January was a positive month for trucking.
/ Industry News & Trends /

By: Phil Sneed

The for-hire trucking industry made history in January.

According to the newest jobs report from the U.S. Bureau of Labor Statistics, for-hire trucking employment reached an all-time high in January. The numbers revealed the industry started 2016 with 17,700 more jobs than last year, which represents a 1.2 percent increase.

The historic number was due part to the 1,500 jobs the trucking industry added. At first glance, the number might seem low, but it is somewhat misleading.

"The industry started 2016 with 17,700 more jobs than last year."

The fourth quarter actually was better than expected, as the number of jobs added in November was revised upward by 5,400. December's total was also changed – positively – by 4,000.

With the revisions and January numbers, the trucking industry has just under 1.5 million jobs. This represents 12,300 more jobs than the pre-recession high of January 2007. Additionally, there are 18.8 percent more jobs currently than were reported in March 2010, which is generally regarded as the low point of the economic downturn.

Economy remains steady
Overall, the U.S. economy added 151,000 jobs last month. While hiring was not as high as in the final months of 2015, it was still good enough to push unemployment down to 4.9 percent, the lowest it's been since 2008. Since 2010, the economy has added nearly 14 million jobs.

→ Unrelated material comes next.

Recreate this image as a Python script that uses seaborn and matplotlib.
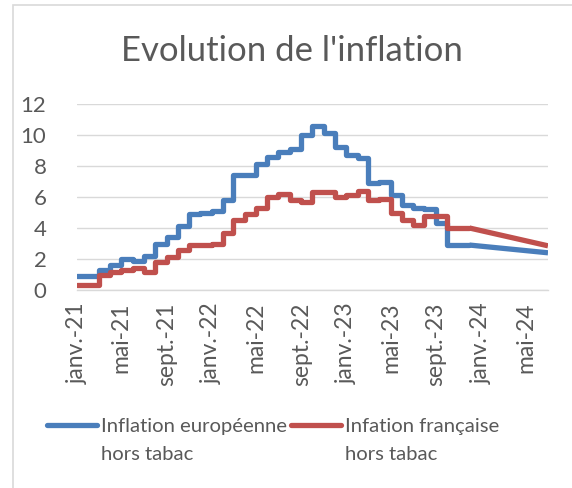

The jobs report provides positive news at a time when there are some uneasy thoughts surrounding the health of the economy. Drastically low oil prices and uncertainty in the Chinese economy have rattled U.S. markets. But according to The New York Times, January's jobs numbers may show that despite those fears, the core economy that serves millions of workers seems to be in steady condition.

The trucking industry started 2016 on a high note.The trucking industry started 2016 on a high note.

What to watch for
Wages are also an important factor regarding the health of the economy. January's numbers showed the labor market market is poised to experience more growth, Michan Hanson, a senior economist at Bank of America Merrill Lynch, told The Times in an interview.

If the market continues to improve, it is entirely possible the Federal Reserve will act accordingly. In the middle of December 2015, the Fed decided to raise interest rates for the first time since 2006. Federal Reserve Board Chair Janet Yellen indicated further hikes were likely throughout 2016.

While the Fed decided not to increase rates in January, independent economist Diane Swonk told The Times that there will likely be two increases this year, potentially around June and December. Swonk added that March cannot be ruled out for a hike based off the recent jobs totals.

Any interest rate hike will still come in gradual increases to ensure the economy doesn't suffer through any big shocks. For the trucking industry, higher interest rates will translate to higher costs for borrowing money and leasing equipment. Fleets may want to take advantage of lower rates soon, provided they have the financial stability to do so.

The first month of 2016 was positive for the trucking industry and economy, but there is still much that needs to be completed to enable even more growth.